» Your goal: Skipping all pictures, set down the lines of the listing from the first through the one with "const yMajor = [0, 200, 400, 600, 800];".

» Material:
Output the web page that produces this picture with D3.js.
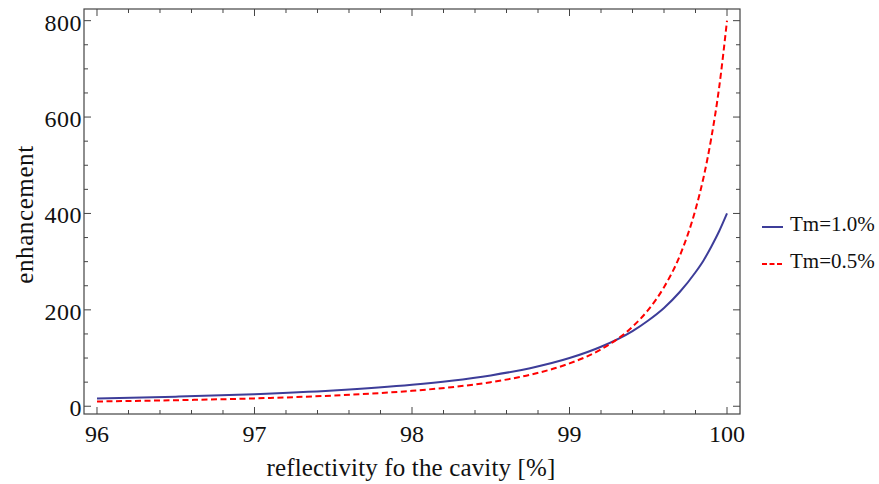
<!DOCTYPE html>
<html><head><meta charset="utf-8">
<script src="https://cdn.jsdelivr.net/npm/d3@7/dist/d3.min.js"></script>
<style>body{margin:0;background:#fff}svg{display:block}text{font-family:"Liberation Serif","Times New Roman",serif;fill:#111}</style>
</head><body><svg id="c" width="879" height="484"></svg>
<script>
const reflectivity = [96, 96.5, 97, 97.5, 98, 98.25, 98.5, 98.75, 99, 99.2, 99.4, 99.5, 99.6, 99.7, 99.8, 99.85, 99.9, 99.95, 100];
const tm10 = [16, 19.8, 25, 32.7, 44.4, 52.9, 64, 79, 100, 123.5, 156, 178, 204, 237, 278, 302, 331, 363, 400];
const tm05 = [9.9, 12.5, 16.3, 22.2, 32, 39.5, 50, 65.3, 88.9, 118, 165, 200, 247, 312, 408, 473, 556, 661, 800];
const seriesNames = ["Tm=1.0%", "Tm=0.5%"];
const xMajor = [96, 97, 98, 99, 100];
const yMajor = [0, 200, 400, 600, 800];

const svg = d3.select("#c");
const L = 84, R = 740, T = 9, B = 414;
const x = d3.scaleLinear().domain([95.9175, 100.0825]).range([L, R]);
const y = d3.scaleLinear().domain([-16.1, 824.2]).range([B, T]);
const frameCol = "#444";

svg.append("rect").attr("x", L).attr("y", T).attr("width", R - L).attr("height", B - T)
  .attr("fill", "none").attr("stroke", frameCol).attr("stroke-width", 1.2);

const xMinor = d3.range(96, 100.001, 0.2).map(v => +v.toFixed(1)).filter(v => !xMajor.includes(v));
const yMinor = d3.range(0, 801, 50).filter(v => !yMajor.includes(v));

const tk = svg.append("g").attr("stroke", frameCol).attr("stroke-width", 1);
function xt(vals, len) {
  vals.forEach(v => {
    tk.append("line").attr("x1", x(v)).attr("x2", x(v)).attr("y1", B).attr("y2", B - len);
    tk.append("line").attr("x1", x(v)).attr("x2", x(v)).attr("y1", T).attr("y2", T + len);
  });
}
function yt(vals, len) {
  vals.forEach(v => {
    tk.append("line").attr("y1", y(v)).attr("y2", y(v)).attr("x1", L).attr("x2", L + len);
    tk.append("line").attr("y1", y(v)).attr("y2", y(v)).attr("x1", R).attr("x2", R - len);
  });
}
xt(xMajor, 7); xt(xMinor, 4); yt(yMajor, 7); yt(yMinor, 4);

xMajor.forEach(v => svg.append("text").attr("x", x(v)).attr("y", 442).attr("text-anchor", "middle")
  .attr("font-size", 24).text(v));
yMajor.forEach(v => svg.append("text").attr("x", 82).attr("y", y(v) + 10)
  .attr("text-anchor", "end").attr("font-size", 24).attr("letter-spacing", 0.5).text(v));

svg.append("text").attr("x", 411).attr("y", 476).attr("text-anchor", "middle").attr("font-size", 25)
  .attr("letter-spacing", 0.15).text("reflectivity fo the cavity [%]");
svg.append("text").attr("transform", "translate(33,214.5) rotate(-90)").attr("text-anchor", "middle")
  .attr("font-size", 25).attr("letter-spacing", 0.6).text("enhancement");

const line = d3.line().curve(d3.curveMonotoneX);
svg.append("clipPath").attr("id", "cp").append("rect")
  .attr("x", L).attr("y", T).attr("width", R - L).attr("height", B - T);
const g = svg.append("g").attr("clip-path", "url(#cp)");
g.append("path").attr("d", line(reflectivity.map((r, i) => [x(r), y(tm10[i])])))
  .attr("fill", "none").attr("stroke", "#3d3d99").attr("stroke-width", 2);
g.append("path").attr("d", line(reflectivity.map((r, i) => [x(r), y(tm05[i])])))
  .attr("fill", "none").attr("stroke", "#ff0000").attr("stroke-width", 2).attr("stroke-dasharray", "6,3.5");

const leg = [{name: seriesNames[0], col: "#3d3d99", dash: null, ly: 227, ty: 231},
             {name: seriesNames[1], col: "#ff0000", dash: "5,2.5", ly: 264, ty: 268}];
leg.forEach(d => {
  svg.append("line").attr("x1", 762).attr("x2", 783).attr("y1", d.ly).attr("y2", d.ly)
    .attr("stroke", d.col).attr("stroke-width", 2).attr("stroke-dasharray", d.dash);
  svg.append("text").attr("x", 790).attr("y", d.ty).attr("font-size", 21).text(d.name);
});
</script></body></html>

» Expected answer:
Output the web page that produces this picture with D3.js.
<!DOCTYPE html>
<html><head><meta charset="utf-8">
<script src="https://cdn.jsdelivr.net/npm/d3@7/dist/d3.min.js"></script>
<style>body{margin:0;background:#fff}svg{display:block}text{font-family:"Liberation Serif","Times New Roman",serif;fill:#111}</style>
</head><body><svg id="c" width="879" height="484"></svg>
<script>
const reflectivity = [96, 96.5, 97, 97.5, 98, 98.25, 98.5, 98.75, 99, 99.2, 99.4, 99.5, 99.6, 99.7, 99.8, 99.85, 99.9, 99.95, 100];
const tm10 = [16, 19.8, 25, 32.7, 44.4, 52.9, 64, 79, 100, 123.5, 156, 178, 204, 237, 278, 302, 331, 363, 400];
const tm05 = [9.9, 12.5, 16.3, 22.2, 32, 39.5, 50, 65.3, 88.9, 118, 165, 200, 247, 312, 408, 473, 556, 661, 800];
const seriesNames = ["Tm=1.0%", "Tm=0.5%"];
const xMajor = [96, 97, 98, 99, 100];
const yMajor = [0, 200, 400, 600, 800];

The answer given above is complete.